NASHVILLE — Tennessee Governor Bill Lee has proposed a $40 million investment to improve school safety in the Volunteer State, with an emphasis on placing law enforcement officers in more schools.

The governor made the announcement Thursday afternoon, saying the project was intended to better protect teachers and students and prepare against the threat of violence.

“The safety of our children and teachers is a top priority for my administration, and this investment ensures that school districts will have the resources they need to better protect our schools.”

The governor’s office said that approximately 500 Tennessee schools do not currently have school resource officers — trained law enforcement officers who are assigned to the school. Proposed changes to current state law will enable those schools to fill those positions, Lee’s office said. The proposal accommodates underserved counties — like Scott County — by adjusting limited match requirements to be proportional to school districts’ financial capability, Laine Arnold, the governor’s press secretary, said.

The new plan also enables schools that currently have an SRO to pursue grants to fund other safety priorities — such as implementing building security measures and developing innovating violence prevention programs.

“Several members of the legislature have begun working on school safety measures,” Lee said. “We commend their efforts and look forward to working together to protect our students and teachers.”

Both the Scott County School System and Oneida Special School District began implementing additional security protocols after the February 14, 2018 mass shooting at a Parkland, Fla. high school. Building security has been improved at both Oneida High School and Scott High School, with increased SRO presence at both schools.

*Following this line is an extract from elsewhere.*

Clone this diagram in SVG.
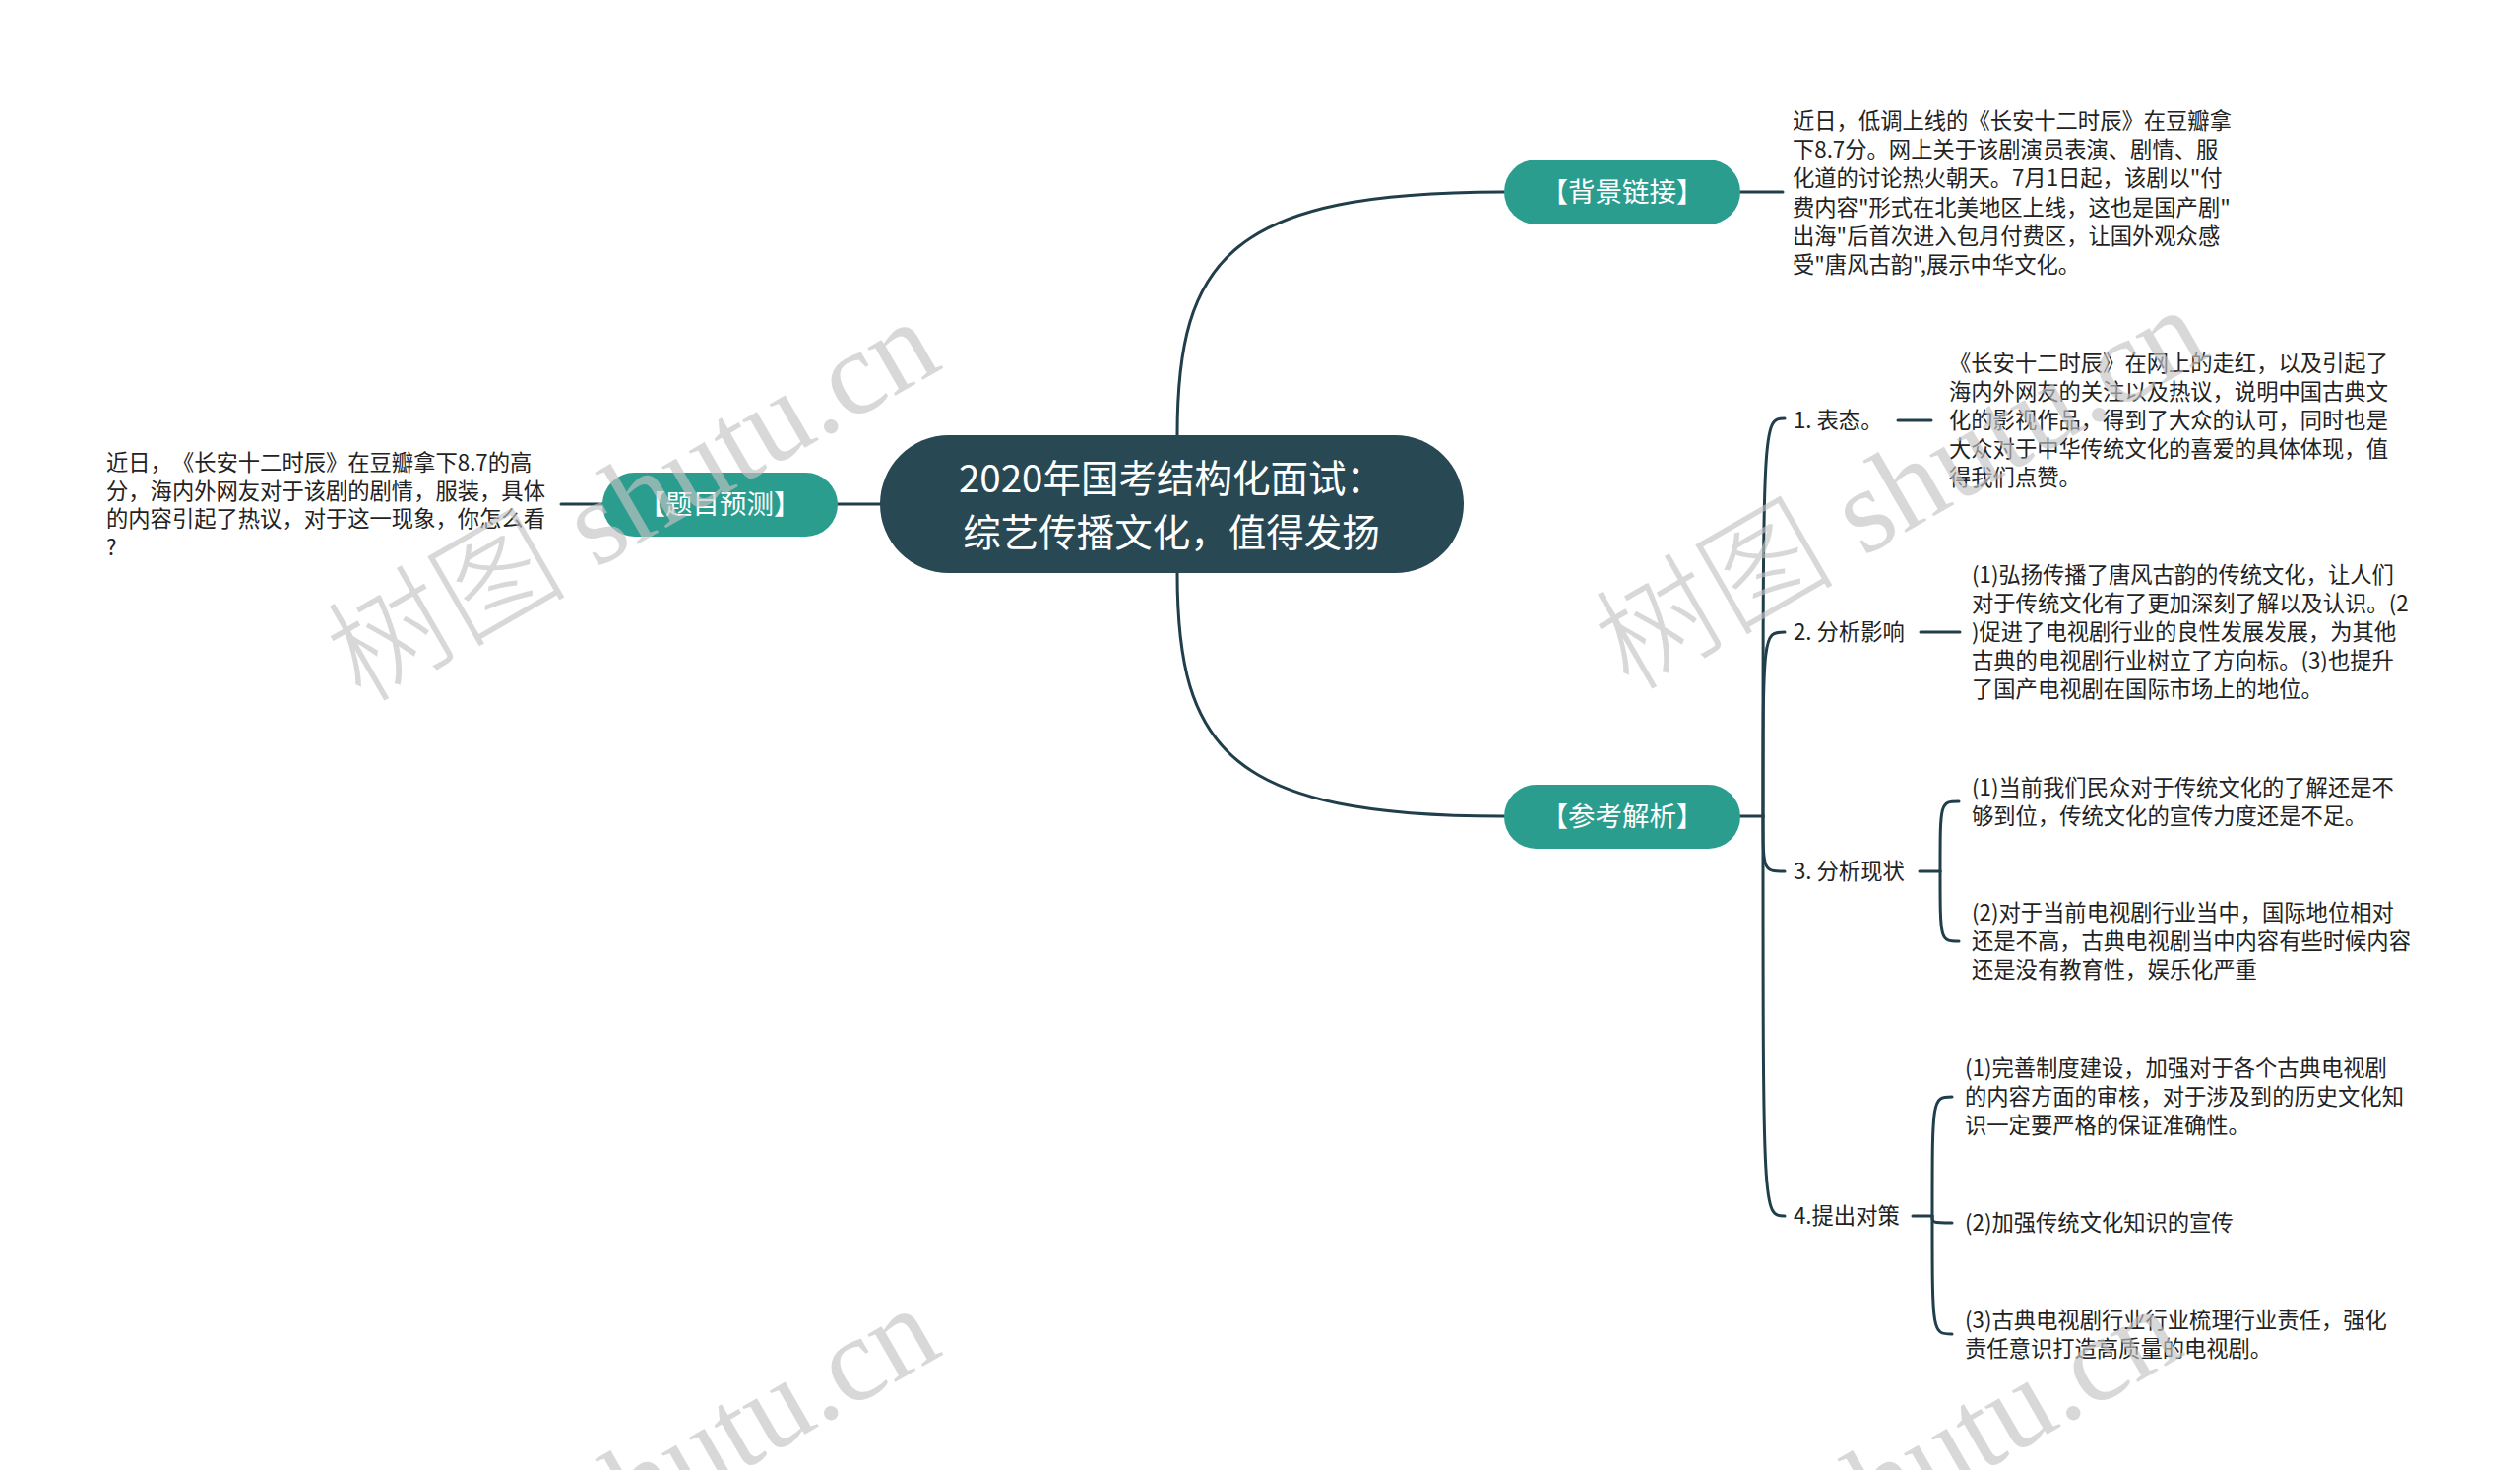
<svg xmlns="http://www.w3.org/2000/svg" width="2560" height="1493" viewBox="0 0 2560 1493">
<defs>
<style>
.bg{fill:#ffffff}
.line{fill:none;stroke:#203f4a;stroke-width:3;stroke-linecap:round}
.root{fill:#284854}
.branch{fill:#2a9d8f}
text{text-spacing-trim:space-all}
.rt{fill:#ffffff;font-family:"Noto Sans CJK SC","Noto Sans",sans-serif;font-size:38.5px}
.bt{fill:#ffffff;font-family:"Noto Sans CJK SC","Noto Sans",sans-serif;font-size:27.5px}
.tx{fill:#222222;font-family:"Noto Sans CJK SC","Noto Sans",sans-serif;font-size:22.3px}
.wm{fill:#c4c4c4;opacity:0.65;font-size:122px}
.wmc{font-family:"Noto Sans CJK SC",sans-serif;font-weight:300}
.wml{font-family:"Liberation Serif",serif}
</style>
</defs>
<rect class="bg" x="0" y="0" width="2560" height="1493"/>

<g id="connectors">
<path class="line" d="M1196 442 C1196 262 1250 195 1528 195"/>
<path class="line" d="M1196 582 C1196 762 1250 829 1528 829"/>
<path class="line" d="M851 512 H894"/>
<path class="line" d="M570 512 H612"/>
<path class="line" d="M1768 195 H1811"/>
<path class="line" d="M1768 829 H1791"/>
<path class="line" d="M1791 829 C1791 425 1791 425 1813 425"/>
<path class="line" d="M1791 829 C1791 642 1791 642 1813 642"/>
<path class="line" d="M1791 829 C1791 885 1791 885 1813 885"/>
<path class="line" d="M1791 829 C1791 1235 1791 1235 1813 1235"/>
<path class="line" d="M1928 427 H1962"/>
<path class="line" d="M1951 642 H1991"/>
<path class="line" d="M1950 885 H1971"/>
<path class="line" d="M1971 885 C1971 814 1971 814 1990 814"/>
<path class="line" d="M1971 885 C1971 956 1971 956 1990 956"/>
<path class="line" d="M1943 1235 H1963"/>
<path class="line" d="M1963 1235 C1963 1114 1963 1114 1983 1114"/>
<path class="line" d="M1963 1235 C1963 1242 1963 1242 1983 1242"/>
<path class="line" d="M1963 1235 C1963 1355 1963 1355 1983 1355"/>
</g>

<g id="root">
<rect class="root" x="894" y="442" width="593" height="140" rx="70" ry="70"/>
<text class="rt" text-anchor="middle"><tspan x="1190" y="500">2020年国考结构化面试：</tspan><tspan x="1190" y="555">综艺传播文化，值得发扬</tspan></text>
</g>

<g id="node-beijing">
<rect class="branch" x="1528" y="162" width="240" height="66" rx="33" ry="33"/>
<text class="bt" x="1648" y="205" text-anchor="middle">【背景链接】</text>
</g>

<g id="node-beijing-text">
<text class="tx"><tspan x="1821" y="131">近日，低调上线的《长安十二时辰》在豆瓣拿</tspan><tspan x="1821" y="160">下8.7分。网上关于该剧演员表演、剧情、服</tspan><tspan x="1821" y="189">化道的讨论热火朝天。7月1日起，该剧以"付</tspan><tspan x="1821" y="219">费内容"形式在北美地区上线，这也是国产剧"</tspan><tspan x="1821" y="248">出海"后首次进入包月付费区，让国外观众感</tspan><tspan x="1821" y="277">受"唐风古韵",展示中华文化。</tspan></text>
</g>

<g id="node-timu">
<rect class="branch" x="612" y="480" width="239" height="65" rx="32.5" ry="32.5"/>
<text class="bt" x="731" y="522" text-anchor="middle">【题目预测】</text>
</g>

<g id="node-timu-text">
<text class="tx"><tspan x="108" y="478">近日，《长安十二时辰》在豆瓣拿下8.7的高</tspan><tspan x="108" y="507">分，海内外网友对于该剧的剧情，服装，具体</tspan><tspan x="108" y="535">的内容引起了热议，对于这一现象，你怎么看</tspan><tspan x="108" y="564">?</tspan></text>
</g>

<g id="node-cankao">
<rect class="branch" x="1528" y="797" width="240" height="65" rx="32.5" ry="32.5"/>
<text class="bt" x="1648" y="839" text-anchor="middle">【参考解析】</text>
</g>

<g id="node-biaotai">
<text class="tx" x="1822" y="435">1. 表态。</text>
</g>
<g id="node-biaotai-text">
<text class="tx"><tspan x="1980" y="377">《长安十二时辰》在网上的走红，以及引起了</tspan><tspan x="1980" y="406">海内外网友的关注以及热议，说明中国古典文</tspan><tspan x="1980" y="435">化的影视作品，得到了大众的认可，同时也是</tspan><tspan x="1980" y="464">大众对于中华传统文化的喜爱的具体体现，值</tspan><tspan x="1980" y="493">得我们点赞。</tspan></text>
</g>

<g id="node-yingxiang">
<text class="tx" x="1822" y="650">2. 分析影响</text>
</g>
<g id="node-yingxiang-text">
<text class="tx"><tspan x="2003" y="592">(1)弘扬传播了唐风古韵的传统文化，让人们</tspan><tspan x="2003" y="621">对于传统文化有了更加深刻了解以及认识。(2</tspan><tspan x="2003" y="650">)促进了电视剧行业的良性发展发展，为其他</tspan><tspan x="2003" y="679">古典的电视剧行业树立了方向标。(3)也提升</tspan><tspan x="2003" y="708">了国产电视剧在国际市场上的地位。</tspan></text>
</g>

<g id="node-xianzhuang">
<text class="tx" x="1822" y="893">3. 分析现状</text>
</g>
<g id="node-xianzhuang-1">
<text class="tx"><tspan x="2003" y="808">(1)当前我们民众对于传统文化的了解还是不</tspan><tspan x="2003" y="837">够到位，传统文化的宣传力度还是不足。</tspan></text>
</g>
<g id="node-xianzhuang-2">
<text class="tx"><tspan x="2003" y="935">(2)对于当前电视剧行业当中，国际地位相对</tspan><tspan x="2003" y="964">还是不高，古典电视剧当中内容有些时候内容</tspan><tspan x="2003" y="993">还是没有教育性，娱乐化严重</tspan></text>
</g>

<g id="node-duice">
<text class="tx" x="1822" y="1243">4.提出对策</text>
</g>
<g id="node-duice-1">
<text class="tx"><tspan x="1996" y="1093">(1)完善制度建设，加强对于各个古典电视剧</tspan><tspan x="1996" y="1122">的内容方面的审核，对于涉及到的历史文化知</tspan><tspan x="1996" y="1151">识一定要严格的保证准确性。</tspan></text>
</g>
<g id="node-duice-2">
<text class="tx" x="1996" y="1250">(2)加强传统文化知识的宣传</text>
</g>
<g id="node-duice-3">
<text class="tx"><tspan x="1996" y="1349">(3)古典电视剧行业行业梳理行业责任，强化</tspan><tspan x="1996" y="1378">责任意识打造高质量的电视剧。</tspan></text>
</g>

<g id="watermarks">
<text class="wm" transform="translate(367 715) rotate(-30)"><tspan class="wmc">树图</tspan><tspan class="wml"> shutu.cn</tspan></text>
<text class="wm" transform="translate(1655 703) rotate(-30)"><tspan class="wmc">树图</tspan><tspan class="wml"> shutu.cn</tspan></text>
<text class="wm" transform="translate(367 1717) rotate(-30)"><tspan class="wmc">树图</tspan><tspan class="wml"> shutu.cn</tspan></text>
<text class="wm" transform="translate(1629 1717) rotate(-30)"><tspan class="wmc">树图</tspan><tspan class="wml"> shutu.cn</tspan></text>
</g>
</svg>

Lee said his proposal would go beyond the funding of SROs and brick-and-mortar improvements by encouraging school systems to identify students who could potentially become a threat.

“While we are providing resources for additional security measures for our schools, districts need to also consider programming that identifies students who are in need of intervention,” the governor said. “Security is paramount, but we must also double down on efforts to identify harmful situations before they arise.”